Gli uomini, disse Coleridge, nascono aristotelici o platonici; della
mente inglese è dato osservare che nacque aristotelica. Il reale, per
quella mente, non sono i concetti astratti, ma gli individui; non
l’usignuolo generico, ma gli usignuoli concreti. È naturale, forse
inevitabile, che in Inghilterra non sia compresa rettamente l’Ode a un usignuolo.
Nessuno
veda riprovazione o disdegno nelle parole che precedono. L’inglese
rifiuta il generico perché sente che l’individuale è irriducibile,
inassimilabile e senza eguale. Uno scrupolo etico, non un’incapacità
speculativa, gl’impedisce di operare con astrazioni, come i tedeschi.

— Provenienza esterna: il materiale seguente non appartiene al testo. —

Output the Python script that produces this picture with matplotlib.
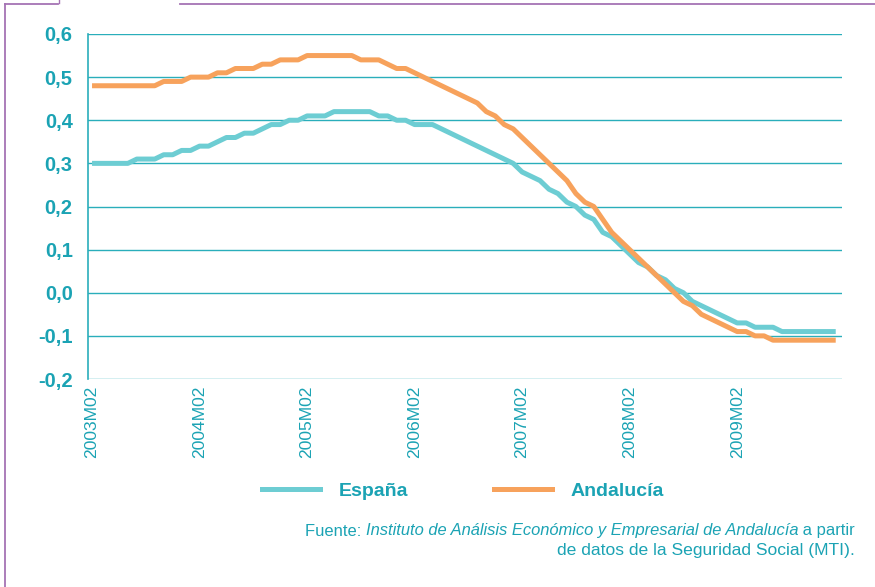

Non capisce l’Ode a un usignuolo; codesta importante incomprensione gli
permette di essere Locke, di essere Berkeley e Hume, e di redigere,
settant’anni fa, gl’inascoltati e profetici avvertimenti dell’Individuo
contro lo Stato.
L’usignuolo,
in tutte le lingue del mondo, gode di nomi melodiosi (nightingale,
nachtigall, ruiseñor), come se gli uomini istintivamente avessero voluto
che questi non demeritassero del canto che li meravigliò. A tal punto
lo hanno esaltato i poeti, che ora è un poco irreale; meno affine alla
calandra che all’angelo. Dagli enigmi sassoni del Libro di Exeter (« io,
antico cantore della sera, reco ai nobili gioia nelle ville ») alla
tragica Atalanta
di Swinburne, l’infinito usignuolo ha cantato nella letteratura
inglese; Chaucer e Shakespeare lo esaltano, e così Milton e Matthew
Arnold, ma a John Keats uniamo fatalmente la sua immagine, come a Blake
quella della tigre.* A questi bisognerebbe aggiungere il geniale poeta William Butler Yeats che, nella prima strofa di Sailìng to Byzantium, parla delle « morenti generazioni » di uccelli, con allusione deliberata o involontaria all’Ode. Si veda T.R. Henn, The Lonely Tower, 1950, p.211.